(Extracted information):
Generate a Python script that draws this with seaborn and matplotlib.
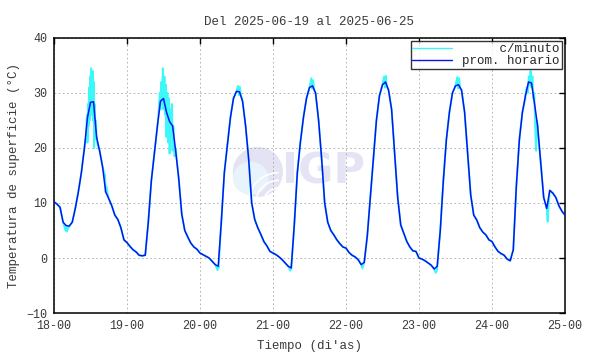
import numpy as np
import pandas as pd
import matplotlib
matplotlib.use("Agg")
import matplotlib.pyplot as plt
import seaborn as sns
from matplotlib.patches import Ellipse, Arc

# hourly means (prom. horario), one list of 24 values per day
day_starts = [18, 19, 20, 21, 22, 23, 24]
hourly = {
    18: [10.2, 9.8, 9.2, 6.5, 5.9, 5.8, 6.5, 9.0, 12.0, 15.5, 20.0, 25.5,
         28.3, 28.4, 22.0, 19.5, 16.5, 12.0, 10.8, 9.5, 7.8, 7.0, 5.5, 3.3],
    19: [2.8, 2.1, 1.5, 1.1, 0.5, 0.4, 0.5, 6.5, 14.0, 19.0, 24.0, 28.5,
         29.0, 26.5, 24.8, 24.0, 19.5, 14.5, 8.0, 5.0, 3.8, 2.7, 2.0, 1.6],
    20: [0.9, 0.6, 0.3, 0.0, -0.6, -1.2, -1.5, 6.5, 15.5, 20.5, 25.5, 29.0,
         30.3, 30.2, 28.5, 24.0, 18.0, 10.0, 7.0, 5.5, 4.3, 3.0, 2.2, 1.2],
    21: [0.9, 0.6, 0.2, -0.3, -0.9, -1.5, -1.8, 6.0, 15.5, 21.0, 25.5, 29.0,
         31.0, 31.3, 30.0, 25.0, 18.0, 10.0, 6.5, 5.0, 4.2, 3.3, 2.6, 2.0],
    22: [1.8, 1.0, 0.5, 0.2, -0.3, -1.2, -0.8, 4.0, 11.0, 18.0, 25.0, 29.5,
         31.5, 32.0, 30.5, 27.0, 19.0, 11.0, 6.0, 4.5, 3.0, 2.0, 1.3, 1.2],
    23: [0.0, -0.2, -0.5, -0.9, -1.3, -2.0, -1.5, 5.0, 14.0, 21.5, 26.5, 30.0,
         31.3, 31.5, 30.5, 26.5, 19.0, 11.5, 7.8, 6.9, 5.5, 4.7, 4.2, 3.3],
    24: [3.0, 2.0, 1.2, 0.8, 0.5, -0.2, -0.5, 1.5, 13.0, 21.5, 26.5, 29.5,
         32.0, 31.8, 28.0, 24.0, 17.5, 11.0, 9.0, 12.3, 11.8, 11.0, 9.5, 8.5],
}
last_value = 7.8  # 25-00

# per-minute excursions (c/minuto) that stand out from the hourly curve: (hour, value)
spike_hours = {
    18: [3.8, 4.2, 10.6, 10.8, 11.0, 11.2, 11.4, 11.5, 11.7, 11.9, 12.0, 12.2, 12.3, 12.5,
         12.6, 12.8, 12.9, 13.1, 13.2, 13.4, 13.6, 13.8, 14.0, 14.3, 16.8, 17.2],
    19: [10.2, 10.5, 10.8, 11.0, 11.3, 11.5, 11.8, 12.0, 12.3, 12.5, 12.8, 13.0,
         13.3, 13.5, 13.8, 14.0, 14.3, 14.5, 14.8, 15.0, 15.3, 15.6, 16.0],
    20: [5.8, 6.1, 12.5, 12.8, 13.1, 13.4],
    21: [5.7, 6.0, 12.6, 12.9, 13.2, 13.5],
    22: [5.4, 12.5, 12.8, 13.1, 13.4],
    23: [5.5, 5.9, 12.6, 12.9, 13.2, 13.5],
    24: [11.0, 11.4, 11.8, 12.1, 12.4, 12.7, 13.0, 13.3, 13.6, 13.9, 14.2, 14.5,
         14.8, 15.1, 18.3, 18.6],
}
spike_values = {
    18: [5.0, 4.8, 22, 26, 21, 28, 24, 31, 25, 33, 27, 34.5, 26, 33,
         27.5, 34, 25, 32, 20, 28, 22, 25, 21.5, 20.5, 15.0, 13.0],
    19: [25, 27.5, 30, 27, 32, 28, 34.5, 27, 33, 26, 31.5, 22,
         30, 21, 29, 19, 27, 22, 28, 19.5, 24, 18.5, 20],
    20: [-2.2, -1.8, 31.3, 29.6, 31.1, 29.8],
    21: [-2.3, -2.0, 32.7, 30.8, 32.3, 30.5],
    22: [-1.9, 33.0, 31.0, 33.1, 31.2],
    23: [-2.7, -2.3, 32.9, 30.8, 32.7, 30.9],
    24: [29, 31, 30, 33, 31.5, 34, 31, 33, 29, 30, 24, 19.5,
         25, 23, 6.6, 9.5],
}

x_ticks = [18, 19, 20, 21, 22, 23, 24, 25]
x_labels = ["18-00", "19-00", "20-00", "21-00", "22-00", "23-00", "24-00", "25-00"]
y_ticks = [-10, 0, 10, 20, 30, 40]

# build tables
t_h, v_h = [], []
for d in day_starts:
    for h, v in enumerate(hourly[d]):
        t_h.append(d + h / 24)
        v_h.append(v)
t_h.append(25.0)
v_h.append(last_value)
df_h = pd.DataFrame({"t": t_h, "temp": v_h})

t_m, v_m = list(t_h), list(v_h)
for d in day_starts:
    for h, v in zip(spike_hours[d], spike_values[d]):
        t_m.append(d + h / 24)
        v_m.append(v)
df_m = pd.DataFrame({"t": t_m, "temp": v_m}).sort_values("t")

sns.set_style("white")
plt.rcParams["font.family"] = ["Liberation Mono", "DejaVu Sans Mono"]
txt = "#3a3a3a"

fig = plt.figure(figsize=(5.9, 3.54), dpi=100)
ax = fig.add_axes([0.0915, 0.1158, 0.8661, 0.7769])

# watermark
ax.add_patch(Ellipse((0.399, 0.513), 0.098, 0.182, transform=ax.transAxes,
                     facecolor="#e3e3f3", edgecolor="none", zorder=0))
ax.add_patch(Ellipse((0.385, 0.49), 0.07, 0.12, transform=ax.transAxes,
                     facecolor="#e8f3fc", edgecolor="none", zorder=0))
for w, hgt in [(0.06, 0.11), (0.09, 0.165), (0.12, 0.22)]:
    ax.add_patch(Arc((0.44, 0.40), w, hgt, theta1=90, theta2=180, transform=ax.transAxes,
                     color="white", lw=1.2, zorder=0))
ax.text(0.527, 0.513, "IGP", transform=ax.transAxes, ha="center", va="center",
        fontsize=31, fontweight="bold", family="DejaVu Sans", color="#e4e4f4", zorder=0)

sns.lineplot(data=df_m, x="t", y="temp", ax=ax, color="#3cf8f8", lw=1.4,
             estimator=None, sort=False, label="     c/minuto", zorder=2)
sns.lineplot(data=df_h, x="t", y="temp", ax=ax, color="#0a14f0", lw=1.1,
             estimator=None, sort=False, label="prom. horario", zorder=3)

ax.set_xlim(18, 25)
ax.set_ylim(-10, 40)
ax.set_xticks(x_ticks)
ax.set_xticklabels(x_labels)
ax.set_yticks(y_ticks)
ax.grid(True, color="#a8a8a8", lw=0.6, ls=(0, (2, 3)))
ax.tick_params(direction="in", top=True, right=True, length=4, width=1,
               colors="black", labelcolor=txt, labelsize=8.5, pad=5)
for s in ax.spines.values():
    s.set_color("black")
    s.set_linewidth(1.1)

ax.set_title("Del 2025-06-19 al 2025-06-25", fontsize=9, color=txt, pad=9.5)
ax.set_xlabel("Tiempo (di'as)", fontsize=9, color=txt, labelpad=6)
ax.set_ylabel("Temperatura de superficie (°C)", fontsize=9, color=txt, labelpad=4)

leg = ax.legend(loc="upper right", fontsize=9, frameon=True, fancybox=False,
                handlelength=3.2, borderpad=0.15, labelspacing=0.0,
                borderaxespad=0.25, handletextpad=0.8)
leg.get_frame().set_edgecolor("black")
leg.get_frame().set_linewidth(1.0)
for line in leg.get_lines():
    line.set_linewidth(1.0)

fig.savefig("out.png", dpi=100)
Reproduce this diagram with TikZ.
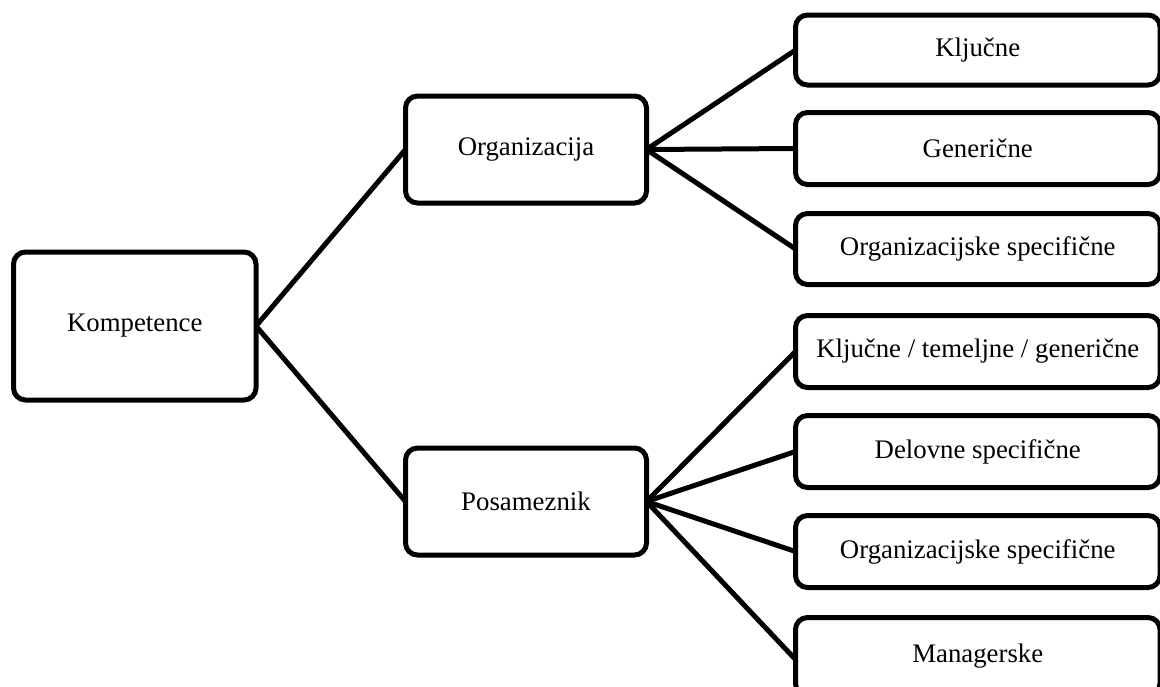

(Exercise directions):
Print, exactly as written, the lines above from the first one to the one containing "from matplotlib.patches import Ellipse, Arc". Leave out pictures.

(Full answer):
Generate a Python script that draws this with seaborn and matplotlib.
import numpy as np
import pandas as pd
import matplotlib
matplotlib.use("Agg")
import matplotlib.pyplot as plt
import seaborn as sns
from matplotlib.patches import Ellipse, Arc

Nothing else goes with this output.